What this task involves: Copy everything from the line with "Reproduce this chart with Plotly." down to the line with "diameter_err = [0.54, 1.2, 1.2]", inclusive of both, exactly as written; leave out all pictures.

*** Stored data ***

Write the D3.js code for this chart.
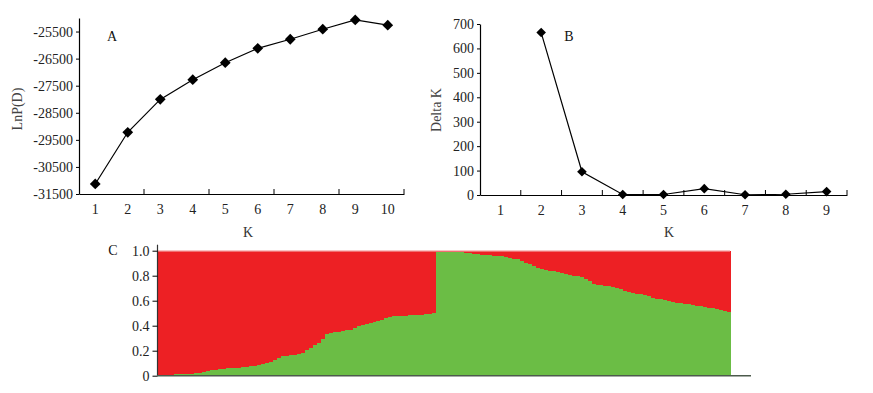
<!DOCTYPE html>
<html>
<head>
<meta charset="utf-8">
<script src="https://cdn.jsdelivr.net/npm/d3@7/dist/d3.min.js"></script>
<style>
  html, body { margin: 0; padding: 0; background: #fff; }
  svg { display: block; }
  text { font-family: "Liberation Serif", "Times New Roman", serif; }
</style>
</head>
<body>
<svg id="chart" width="873" height="393"></svg>
<script>
// ---------- Data ----------
const kA = [1, 2, 3, 4, 5, 6, 7, 8, 9, 10];
const lnPD = [-31130, -29220, -28005, -27280, -26650, -26120, -25785, -25415, -25070, -25265];
const lnTicks = [-31500, -30500, -29500, -28500, -27500, -26500, -25500];

const kB = [1, 2, 3, 4, 5, 6, 7, 8, 9];
const deltaKs = [2, 3, 4, 5, 6, 7, 8, 9];
const deltaK = [665, 95, 2, 2, 26, 1, 3, 14];
const dkTicks = [0, 100, 200, 300, 400, 500, 600, 700];

// Panel C: membership proportion of the green cluster per individual (red = 1 - green)
const greenLeft = [
  0.008, 0.008, 0.009, 0.009, 0.010, 0.010, 0.011, 0.012, 0.014, 0.018,
  0.022, 0.026, 0.035, 0.042, 0.045, 0.050, 0.055, 0.058, 0.061, 0.063,
  0.065, 0.068, 0.071, 0.074, 0.080, 0.085, 0.092, 0.100, 0.112, 0.125,
  0.140, 0.155, 0.158, 0.162, 0.168, 0.174, 0.185, 0.205, 0.225, 0.245,
  0.265, 0.292, 0.335, 0.342, 0.347, 0.352, 0.358, 0.364, 0.369, 0.378,
  0.395, 0.407, 0.415, 0.422, 0.430, 0.438, 0.447, 0.458, 0.470, 0.474,
  0.476, 0.478, 0.480, 0.482, 0.484, 0.486, 0.489, 0.492, 0.495, 0.499
];
const greenRight = [
  0.993, 0.992, 0.991, 0.990, 0.988, 0.987, 0.986, 0.982, 0.978, 0.974,
  0.970, 0.967, 0.965, 0.962, 0.960, 0.958, 0.954, 0.950, 0.944, 0.937,
  0.930, 0.920, 0.905, 0.892, 0.878, 0.864, 0.852, 0.845, 0.840, 0.835,
  0.828, 0.820, 0.812, 0.805, 0.800, 0.795, 0.788, 0.775, 0.755, 0.732,
  0.726, 0.722, 0.718, 0.714, 0.710, 0.703, 0.695, 0.680, 0.668, 0.663,
  0.657, 0.650, 0.643, 0.635, 0.625, 0.617, 0.612, 0.605, 0.598, 0.590,
  0.583, 0.579, 0.577, 0.572, 0.566, 0.561, 0.556, 0.552, 0.545, 0.538,
  0.531, 0.524, 0.517, 0.512
];
const qTicks = [0, 0.2, 0.4, 0.6, 0.8, 1.0];

// ---------- Styles ----------
const RED = "#ED2024", GREEN = "#6BBD45";
const FS = 14;

const svg = d3.select("#chart");

function styleAxis(g) {
  g.selectAll("path.domain").attr("stroke", "#000").attr("stroke-width", 1.2);
  g.selectAll(".tick line").attr("stroke", "#000").attr("stroke-width", 1);
  g.selectAll(".tick text").attr("font-size", FS).attr("fill", "#222")
    .attr("font-family", '"Liberation Serif", "Times New Roman", serif');
}

const diamond = (size) => d3.symbol().type(d3.symbolSquare).size(size);

// ---------- Panel A ----------
const xA = d3.scaleBand().domain(kA).range([79, 404]);
const yA = d3.scaleLinear().domain([-31500, -25000]).range([194, 18]);

svg.append("g").attr("transform", `translate(79,0)`)
  .call(d3.axisLeft(yA).tickValues(lnTicks).tickFormat(d => String(d)).tickSize(3).tickSizeOuter(0).tickPadding(3))
  .call(styleAxis);

const gxA = svg.append("g").attr("transform", `translate(0,194)`)
  .call(d3.axisBottom(xA).tickSize(0).tickPadding(10).tickSizeOuter(0))
  .call(styleAxis);
const tickKA = [2, 4, 6, 8, 10];
svg.append("g").selectAll("line").data(tickKA).join("line")
  .attr("x1", d => xA(d) + xA.bandwidth()).attr("x2", d => xA(d) + xA.bandwidth())
  .attr("y1", 194).attr("y2", 189).attr("stroke", "#000").attr("stroke-width", 1);

const ptsA = kA.map((k, i) => [xA(k) + xA.bandwidth() / 2, yA(lnPD[i])]);
svg.append("path").attr("d", d3.line()(ptsA)).attr("fill", "none").attr("stroke", "#000").attr("stroke-width", 1.2);
svg.append("g").selectAll("path").data(ptsA).join("path")
  .attr("d", diamond(58))
  .attr("transform", d => `translate(${d[0]},${d[1]}) rotate(45)`)
  .attr("fill", "#000");

svg.append("text").attr("x", 112).attr("y", 41).attr("text-anchor", "middle").attr("font-size", FS).attr("fill", "#111").text("A");
svg.append("text").attr("transform", "translate(22,109) rotate(-90)").attr("text-anchor", "middle")
  .attr("font-size", FS).attr("fill", "#444").text("LnP(D)");
svg.append("text").attr("x", 248).attr("y", 237).attr("text-anchor", "middle").attr("font-size", FS).attr("fill", "#333").text("K");

// ---------- Panel B ----------
const xB = d3.scaleBand().domain(kB).range([480, 847]);
const yB = d3.scaleLinear().domain([0, 700]).range([195, 24]);

svg.append("g").attr("transform", `translate(480,0)`)
  .call(d3.axisLeft(yB).tickValues(dkTicks).tickSize(3).tickSizeOuter(0).tickPadding(3))
  .call(styleAxis);
svg.append("g").attr("transform", `translate(0,195)`)
  .call(d3.axisBottom(xB).tickSize(0).tickPadding(10).tickSizeOuter(0))
  .call(styleAxis);
svg.append("g").selectAll("line").data(kB).join("line")
  .attr("x1", d => xB(d) + xB.bandwidth()).attr("x2", d => xB(d) + xB.bandwidth())
  .attr("y1", 195).attr("y2", 190).attr("stroke", "#000").attr("stroke-width", 1);

const ptsB = deltaKs.map((k, i) => [xB(k) + xB.bandwidth() / 2, yB(deltaK[i])]);
svg.append("path").attr("d", d3.line()(ptsB)).attr("fill", "none").attr("stroke", "#000").attr("stroke-width", 1.2);
svg.append("g").selectAll("path").data(ptsB).join("path")
  .attr("d", diamond(46))
  .attr("transform", d => `translate(${d[0]},${d[1]}) rotate(45)`)
  .attr("fill", "#000");

svg.append("text").attr("x", 569).attr("y", 41).attr("text-anchor", "middle").attr("font-size", FS).attr("fill", "#111").text("B");
svg.append("text").attr("transform", "translate(441,110) rotate(-90)").attr("text-anchor", "middle")
  .attr("font-size", FS).attr("fill", "#444").text("Delta K");
svg.append("text").attr("x", 669).attr("y", 237).attr("text-anchor", "middle").attr("font-size", FS).attr("fill", "#333").text("K");

// ---------- Panel C ----------
const green = greenLeft.concat(greenRight);
const ids = d3.range(green.length);
const xC = d3.scaleBand().domain(ids).range([158, 730]).padding(0);
const yC = d3.scaleLinear().domain([0, 1]).range([375.7, 250.7]);

const gC = svg.append("g").attr("shape-rendering", "crispEdges");
gC.selectAll("rect.red").data(ids).join("rect").attr("class", "red")
  .attr("x", i => xC(i)).attr("width", xC.bandwidth() + 0.6)
  .attr("y", yC(1)).attr("height", i => yC(green[i]) - yC(1))
  .attr("fill", RED);
gC.selectAll("rect.green").data(ids).join("rect").attr("class", "green")
  .attr("x", i => xC(i)).attr("width", xC.bandwidth() + 0.6)
  .attr("y", i => yC(green[i])).attr("height", i => yC(0) - yC(green[i]))
  .attr("fill", GREEN);
svg.append("line").attr("x1", 158).attr("x2", 730).attr("y1", yC(1) + 0.5).attr("y2", yC(1) + 0.5)
  .attr("stroke", "#F28A8A").attr("stroke-width", 1.2);

svg.append("g").attr("transform", `translate(157.5,0)`)
  .call(d3.axisLeft(yC).tickValues(qTicks).tickFormat(d => d === 0 ? "0" : d3.format(".1f")(d)).tickSize(5).tickSizeOuter(0).tickPadding(3))
  .call(styleAxis)
  .call(g => g.select("path.domain").attr("d", `M0,${yC(1) - 6}V${yC(0)}`).attr("stroke", "#333"));
svg.append("line").attr("x1", 157).attr("x2", 751).attr("y1", yC(0)).attr("y2", yC(0))
  .attr("stroke", "#4d5a4d").attr("stroke-width", 1.5);

svg.append("text").attr("x", 113).attr("y", 255).attr("text-anchor", "middle").attr("font-size", FS).attr("fill", "#111").text("C");
</script>
</body>
</html>
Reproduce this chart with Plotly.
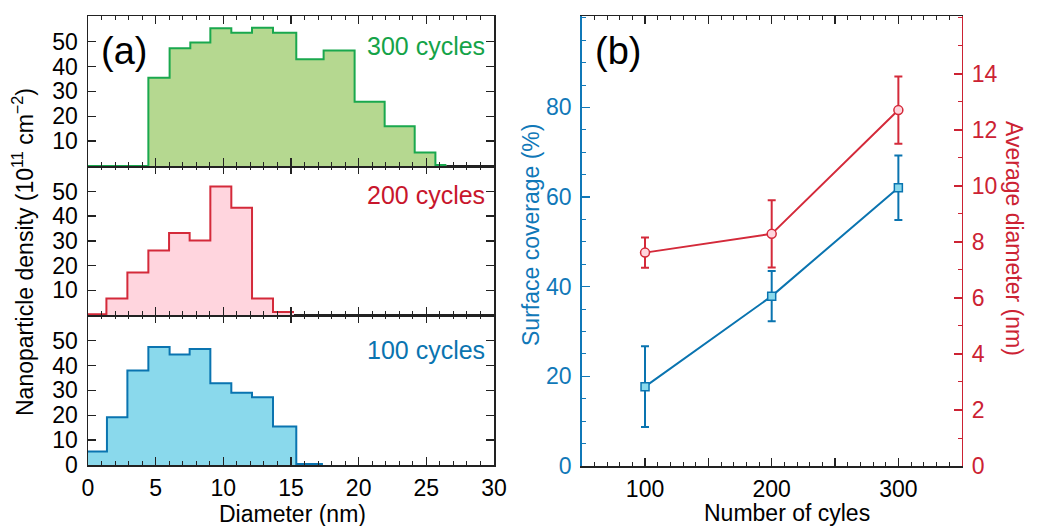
import plotly.graph_objects as go

# ---------------- Panel (a): nanoparticle density histograms ----------------
edges_300 = [0, 4.46, 6.03, 7.56, 9.04, 10.59, 12.12, 13.67, 15.39, 17.41, 19.70, 21.92, 24.14, 25.67, 26.48]
dens_300 = [0, 35.5, 47.3, 49.6, 55.4, 53.6, 55.6, 53.6, 42.9, 46.4, 25.8, 16.0, 5.4, 0.4]

edges_200 = [0, 1.36, 2.91, 4.46, 5.99, 7.51, 9.04, 10.59, 12.12, 13.67, 15.22]
dens_200 = [0.3, 6.7, 17.2, 26.1, 33.2, 30.2, 52.0, 43.4, 6.7, 1.2]

edges_100 = [0, 1.40, 2.91, 4.46, 6.03, 7.51, 9.04, 10.59, 12.12, 13.67, 15.39, 17.36]
dens_100 = [5.4, 19.2, 38.0, 47.4, 44.4, 46.6, 32.9, 29.0, 27.2, 15.5, 0.4]

# ---------------- Panel (b): coverage and diameter vs cycles ----------------
cycles = [100, 200, 300]
coverage = [17.7, 37.9, 62.1]
coverage_err = [9.0, 5.6, 7.2]
diameter = [7.62, 8.29, 12.71]
diameter_err = [0.54, 1.2, 1.2]

cycle_ticks = [100, 200, 300]
cycle_half_ticks = [150, 250]

W, H = 1057, 526
FONT = "Liberation Sans, Arial, Helvetica, sans-serif"
FS = 23
GREEN, GREEN_FILL, GREEN_TXT = "#1aa84e", "#b5d890", "#14a348"
RED, RED_FILL, RED_TXT = "#d42a3a", "#ffd5de", "#c8162c"
BLUE, BLUE_FILL, BLUE_TXT = "#0a74b0", "#8ad9ec", "#0a74b0"
AX_BLUE = "#1078b8"
AX_RED = "#cc2233"


def px(x):
    return x / W


def py(y):
    return 1 - y / H


fig = go.Figure()


def hist_trace(edges, vals, line, fill, xa, ya):
    return go.Scatter(
        x=edges, y=list(vals) + [vals[-1]], mode="lines",
        line=dict(shape="hv", color=line, width=2),
        fill="tozeroy", fillcolor=fill, xaxis=xa, yaxis=ya,
        showlegend=False, hoverinfo="skip",
    )


fig.add_trace(hist_trace(edges_100, dens_100, BLUE, BLUE_FILL, "x", "y"))
fig.add_trace(hist_trace(edges_200, dens_200, RED, RED_FILL, "x2", "y2"))
fig.add_trace(hist_trace(edges_300, dens_300, GREEN, GREEN_FILL, "x3", "y3"))

fig.add_trace(go.Scatter(
    x=cycles, y=coverage, mode="lines+markers",
    line=dict(color=BLUE, width=2),
    marker=dict(symbol="square", size=8, color=BLUE_FILL, line=dict(color=BLUE, width=1.5)),
    error_y=dict(type="data", array=coverage_err, color=BLUE, thickness=2, width=4),
    xaxis="x4", yaxis="y4", showlegend=False,
))
fig.add_trace(go.Scatter(
    x=cycles, y=diameter, mode="lines+markers",
    line=dict(color=RED, width=2),
    marker=dict(symbol="circle", size=9, color=RED_FILL, line=dict(color=RED, width=1.5)),
    error_y=dict(type="data", array=diameter_err, color=RED, thickness=2, width=4),
    xaxis="x4", yaxis="y5", showlegend=False,
))

tickfont = dict(family=FONT, size=FS, color="black")
xa_dom = [px(88), px(494)]


def xa_common(anchor, labels):
    return dict(
        domain=xa_dom, range=[0, 30], anchor=anchor, dtick=5, tick0=0,
        ticks="inside", ticklen=8, tickwidth=1.5, tickcolor="#222",
        minor=dict(dtick=1, ticks="inside", ticklen=4, tickwidth=1, tickcolor="#222"),
        showline=True, linecolor="#222", linewidth=1.5, mirror="ticks",
        showgrid=False, zeroline=False, showticklabels=labels, tickfont=tickfont,
        ticklabelstandoff=2, automargin=False,
    )


def ya_common(dom, anchor, vals):
    return dict(
        domain=dom, range=[0, 60.3], anchor=anchor, tickvals=vals,
        ticks="inside", ticklen=8, tickwidth=1.5, tickcolor="#222",
        showline=True, linecolor="#222", linewidth=1.5, mirror="ticks",
        showgrid=False, zeroline=False, tickfont=tickfont, ticklabelstandoff=4,
        automargin=False,
    )


xb_dom = [px(581.7), px(961.7)]
yb_dom = [py(466), py(16)]

layout = dict(
    width=W, height=H, margin=dict(l=0, r=0, t=0, b=0),
    paper_bgcolor="white", plot_bgcolor="rgba(0,0,0,0)",
    font=dict(family=FONT, size=FS, color="black"),
    xaxis=xa_common("y", True),
    xaxis2=dict(xa_common("y2", False), matches="x"),
    xaxis3=dict(xa_common("y3", False), matches="x"),
    yaxis=ya_common([py(465), py(315)], "x", [0, 10, 20, 30, 40, 50]),
    yaxis2=ya_common([py(315), py(166)], "x2", [10, 20, 30, 40, 50]),
    yaxis3=ya_common([py(166), py(16)], "x3", [10, 20, 30, 40, 50]),
    xaxis4=dict(
        domain=xb_dom, range=[50, 350], anchor="y4",
        tickvals=cycle_ticks,
        ticks="inside", ticklen=8, tickwidth=1.5, tickcolor="#222",
        minor=dict(dtick=10, tick0=50, ticks="inside", ticklen=4, tickwidth=1, tickcolor="#222"),
        showline=True, linecolor="#222", linewidth=1.5, mirror="ticks",
        showgrid=False, zeroline=False, tickfont=tickfont, ticklabelstandoff=2,
        automargin=False,
    ),
    xaxis5=dict(
        domain=xb_dom, range=[50, 350], anchor="y4", overlaying="x4",
        tickvals=cycle_half_ticks, showticklabels=False,
        ticks="inside", ticklen=8, tickwidth=1.5, tickcolor="#222",
        showline=False, mirror="ticks", showgrid=False, zeroline=False, automargin=False,
    ),
    yaxis4=dict(
        domain=yb_dom, range=[0, 100.4], anchor="x4",
        tickvals=[0, 20, 40, 60, 80],
        ticks="inside", ticklen=8, tickwidth=1.5, tickcolor=AX_BLUE,
        minor=dict(dtick=5, ticks="inside", ticklen=4, tickwidth=1, tickcolor=AX_BLUE),
        showline=True, linecolor=AX_BLUE, linewidth=1.5,
        showgrid=False, zeroline=False,
        tickfont=dict(family=FONT, size=FS, color=AX_BLUE), ticklabelstandoff=4,
        automargin=False,
    ),
    yaxis5=dict(
        domain=yb_dom, range=[0, 16.07], anchor="x4", overlaying="y4", side="right",
        tickvals=[0, 2, 4, 6, 8, 10, 12, 14],
        ticks="inside", ticklen=8, tickwidth=1.5, tickcolor=AX_RED,
        minor=dict(dtick=1, ticks="inside", ticklen=4, tickwidth=1, tickcolor=AX_RED),
        showline=True, linecolor=AX_RED, linewidth=1.5,
        showgrid=False, zeroline=False,
        tickfont=dict(family=FONT, size=FS, color=AX_RED), ticklabelstandoff=4,
        automargin=False,
    ),
)
fig.update_layout(**layout)

# invisible trace so that the helper axis xaxis5 is drawn
fig.add_trace(go.Scatter(x=[cycles[0]], y=[coverage[0]], mode="markers", marker=dict(opacity=0),
                         xaxis="x5", yaxis="y4", showlegend=False, hoverinfo="skip"))


def ann(text, x, y, size=FS, color="black", xanchor="center", angle=0):
    fig.add_annotation(
        text=text, x=px(x), y=py(y), xref="paper", yref="paper",
        showarrow=False, xanchor=xanchor, yanchor="middle", textangle=angle,
        font=dict(family=FONT, size=size, color=color),
    )


ann("(a)", 99, 51, size=38, xanchor="left")
ann("(b)", 593, 51, size=38, xanchor="left")
ann("300 cycles", 487, 46, size=25, color=GREEN_TXT, xanchor="right")
ann("200 cycles", 487, 195, size=25, color=RED_TXT, xanchor="right")
ann("100 cycles", 487, 350, size=25, color=BLUE_TXT, xanchor="right")
ann("Diameter (nm)", 292, 514)
ann("Number of cyles", 787, 513)
ann("Nanoparticle density (10<sup>11</sup> cm<sup>−2</sup>)", 23, 252, angle=-90)
ann("Surface coverage (%)", 531, 235, color=AX_BLUE, angle=-90)
ann("Average diameter (nm)", 1014, 238, color=AX_RED, angle=90)

fig.write_html(
    "out.html",
    config={"displayModeBar": False, "staticPlot": True},
    post_script="document.body.style.margin='0';document.body.style.padding='0';"
                "document.documentElement.style.overflow='hidden';",
)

***

Full output:
Reproduce this chart with Plotly.
import plotly.graph_objects as go

# ---------------- Panel (a): nanoparticle density histograms ----------------
edges_300 = [0, 4.46, 6.03, 7.56, 9.04, 10.59, 12.12, 13.67, 15.39, 17.41, 19.70, 21.92, 24.14, 25.67, 26.48]
dens_300 = [0, 35.5, 47.3, 49.6, 55.4, 53.6, 55.6, 53.6, 42.9, 46.4, 25.8, 16.0, 5.4, 0.4]

edges_200 = [0, 1.36, 2.91, 4.46, 5.99, 7.51, 9.04, 10.59, 12.12, 13.67, 15.22]
dens_200 = [0.3, 6.7, 17.2, 26.1, 33.2, 30.2, 52.0, 43.4, 6.7, 1.2]

edges_100 = [0, 1.40, 2.91, 4.46, 6.03, 7.51, 9.04, 10.59, 12.12, 13.67, 15.39, 17.36]
dens_100 = [5.4, 19.2, 38.0, 47.4, 44.4, 46.6, 32.9, 29.0, 27.2, 15.5, 0.4]

# ---------------- Panel (b): coverage and diameter vs cycles ----------------
cycles = [100, 200, 300]
coverage = [17.7, 37.9, 62.1]
coverage_err = [9.0, 5.6, 7.2]
diameter = [7.62, 8.29, 12.71]
diameter_err = [0.54, 1.2, 1.2]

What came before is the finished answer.